Oriol Junqueras, prisonnier politique catalan

« Nous ne devons jamais laisser tomber le drapeau de la négociation politique »

Le quotidien El Punt/Avui a publié ce 8 février, à une semaine du scrutin pour l’élection de la Generalitat de Catalunya, une interview d’Oriol Junqueras en campagne pour son parti ERC.
Élu catalan injustement incarcéré, Oriol a bénéficié d’un aménagement de peine de l’administration pénitentiaire catalane («le troisième grade») qui lui permet de sortir de sa prison en journée, tout en y dormant chaque soir.
La procurature madrilène a fait appel de cette décision devant le Tribunal Suprême qui, selon toute probabilité, l’annulera comme il le fait à chaque fois. Le hasard du calendrier a fait que cette courte période de semi-liberté du dirigeant catalan emprisonné depuis plus de trois ans coïncide avec la campagne électorale en cours. Aussi, il a pu donner cette interview qui nous éclaire sur les perspectives stratégiques du mouvement indépendantiste catalan. En voici les principaux extraits.

 

Crains-tu une offensive de la procurature, ou du Tribunal Suprême, qui aggrave la répression?

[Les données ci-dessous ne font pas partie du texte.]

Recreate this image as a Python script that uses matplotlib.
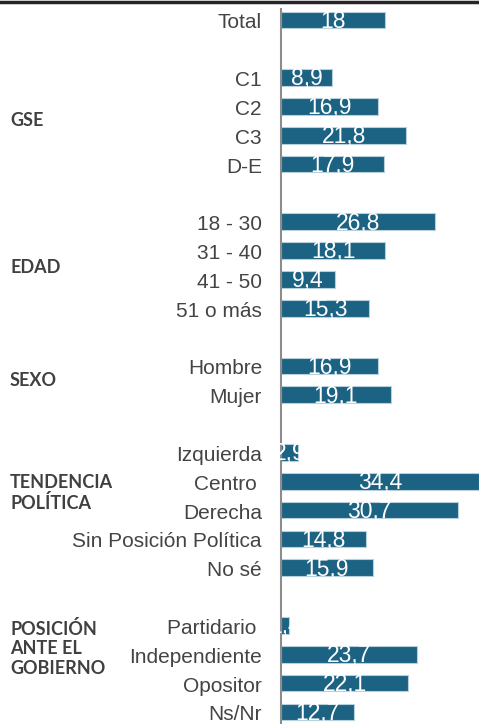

La répression ne s’arrête pas, et ne s’arrêtera pas. La justice espagnole est consciente du défi démocratique que nous lui faisons affronter. C’est son principal cauchemar, et elle se défend avec toute la force que lui donnent les moyens de l’appareil d’État. Il n’y a aucun espoir qu’ils aient l’intention de faire baisser la répression, et nous en avons toujours été conscients.
Malgré cela, et pour cela, nous devons nous mobiliser, faire l’effort de convaincre les gens que notre alternative démocratique est la meilleure. Nous pouvons répondre à l’État, et nous avons la prétention de le faire ici, avec une mobilisation démocratique, dans les urnes et en défendant les droits fondamentaux.

ERC est au centre de tous les pactes possibles après le scrutin du 14 février?

Je suis convaincu que nous gagnerons car la proposition d’ERC est la plus utile pour le pays. Je pense que, pour aller de l’avant, il sera nécessaire de tisser un pacte entre ceux qui se réclament de l’autodétermination, d’un referendum pour aller vers la république, et de l’amnistie. Nous chercherons à faire comme dans les villes de LLeida et Tarragona* un gouvernement avec, et grâce, à la capacité de pacte entre tous ceux qui défendent la nécessité d’un referendum d’autodétermination et l’amnistie des prisonniers exilés.

En cas de possibilité d’un accord avec JxCat es-tu partisan de le conclure, ou d’y mettre des conditions pour éviter les divergences?

En une législature, il se produit des situations nouvelles de toute sorte, surtout dans ce moment de pandémie que nous vivons. Tout ce qui permettra d’anticiper sera utile, mais il faudra aussi s’adapter aux circonstances qui surgiront. Nul ne prévoyait une épidémie, ni une crise aussi dure, et, face à cela, des succès ont été obtenus comme maintenir les écoles ouvertes et sûres, chose que plusieurs pays d’Europe n’ont pu faire, mettre à la disposition du système de santé plus de 12.000 professionnels, ouvrir des hôpitaux annexes… Dans bien des domaines, la gestion a été très positive.

Ne crains-tu pas que la table de dialogue avec le gouvernement Sanchez ne devienne une manœuvre de diversion?

Bien sûr que l’État adoptera toutes les attitudes dilatoires possibles, pour autant, nous autres en Catalogne, nous ne devons jamais laisser tomber le drapeau de la négociation politique, parce que c’est indispensable pour former des majorités sociales dans notre pays, et parce que c’est indispensable pour nous ouvrir les portes de la communauté internationale. À l’étranger, il est attendu que les leaders de la Catalogne mettent en avant la volonté de négociation. Sous-estimer le dialogue et renoncer à ce principe en l’abandonnant aux ennemis de la république catalane et de la liberté serait une erreur stratégique monumentale. Si nous la faisions, elle empêcherait que s’ouvrent les portes de la communauté internationale. •

 

* alliance des trois forces indépendantistes, ERC, Junts et CUP, et de En Comu qui est lié à Podemos en Catalogne.